As mentioned in the background, I sought to issue a new identity and access management (IAM) user with the most restrictive access as possible.

Recapping what’s needed to manage my site via GitHub Actions, it needs to perform the following actions:

Synchronise my static site files to my specific Amazon Simple Storage Service (S3) bucket
Invalidate the CloudFront cache after the new blog post is published for a specific distribution ID

As a result, I have built the following IAM policy document which was associated to my new IAM user:

{
  "Version": "2012-10-17",
  "Statement": [
    {
      "Sid": "VisualEditor0",
      "Effect": "Allow",
      "Action": [
        "cloudfront:ListDistributions",
        "cloudfront:ListStreamingDistributions"
      ],
      "Resource": "*"
    },
    {
      "Sid": "VisualEditor1",
      "Effect": "Allow",
      "Action": [
        "s3:DeleteObjectVersion",
        "cloudfront:GetInvalidation",
        "s3:ListBucket",
        "cloudfront:CreateInvalidation",
        "s3:PutObject",
        "s3:GetObjectAcl",
        "s3:GetObject",
        "cloudfront:GetDistribution",
        "cloudfront:GetStreamingDistribution",
        "cloudfront:ListInvalidations",
        "s3:DeleteObject",
        "cloudfront:GetDistributionConfig",
        "s3:PutObjectAcl",
        "s3:GetObjectVersion"
      ],
      "Resource": [
        "arn:aws:s3:::<S3_BUCKET_NAME>",
        "arn:aws:s3:::<S3_BUCKET_NAME>/*",
        "arn:aws:cloudfront::<ACCOUNT_ID>:distribution/<DISTRIBUTION_ID>",
        "arn:aws:cloudfront::<ACCOUNT_ID>:streaming-distribution/<DISTRIBUTION_ID>"
      ]
    }
  ]
}

The following substitutions were made on the JSON policy document:

<S3_BUCKET_NAME> - Is the name of my S3 bucket
<ACCOUNT_ID> - Is my account ID
<DISTRIBUTION_ID> - Is my CloudFront distribution ID

The net result of this policy is that this user can’t manage any other S3 buckets or distribution IDs not explicitly stated here, which aligns granting least privilege access.

GitHub Branch Protection

As mentioned earlier, GitHub has the ability to protect certain branches..

On my repo, I’ve configured branch protection on the master to ensure:

All merges must be made via a pull request
Ensure that the Vale status check has passed before merging

This is shown below in the following screenshots:

Branch Protection Summary

Conclusion

This concludes this blog post series into making improvements to the management of my site.

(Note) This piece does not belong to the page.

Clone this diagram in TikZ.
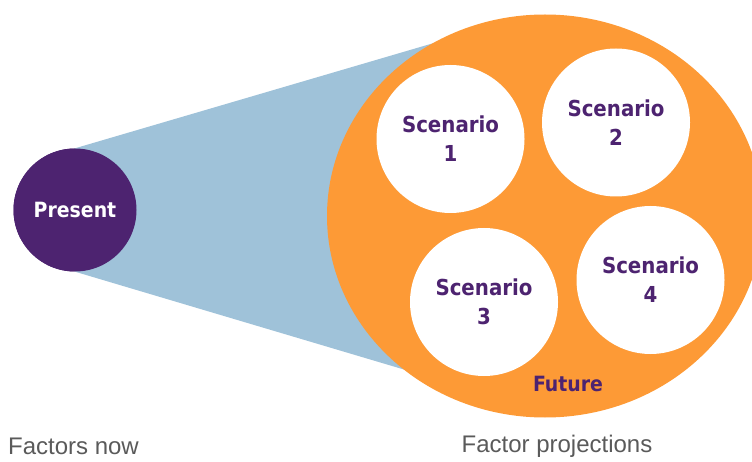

Below are some of my concluding thoughts:

It was a lot of content to cover, and upon reflection it shows that I’ve learned a significant amount in the last few years, other than just pure network automation.

Vale is a promising tool, and could be used to manage internal or public documentation. The idea of enforcing an agreed style certainly has benefits of consistency and quality documentation.

Whilst writing this blog post, I found over 130 errors with the current site content. Using automated tools to detect these errors has resulted in an uplift in quality of the site. I simply wouldn’t have been able to perform this at a timely scale on 15,000 words.

It also shows the value of maintaining data in version control, and the many benefits of using Git to manage that data.

Thank you for taking the time to read this and I hope this is of value to you.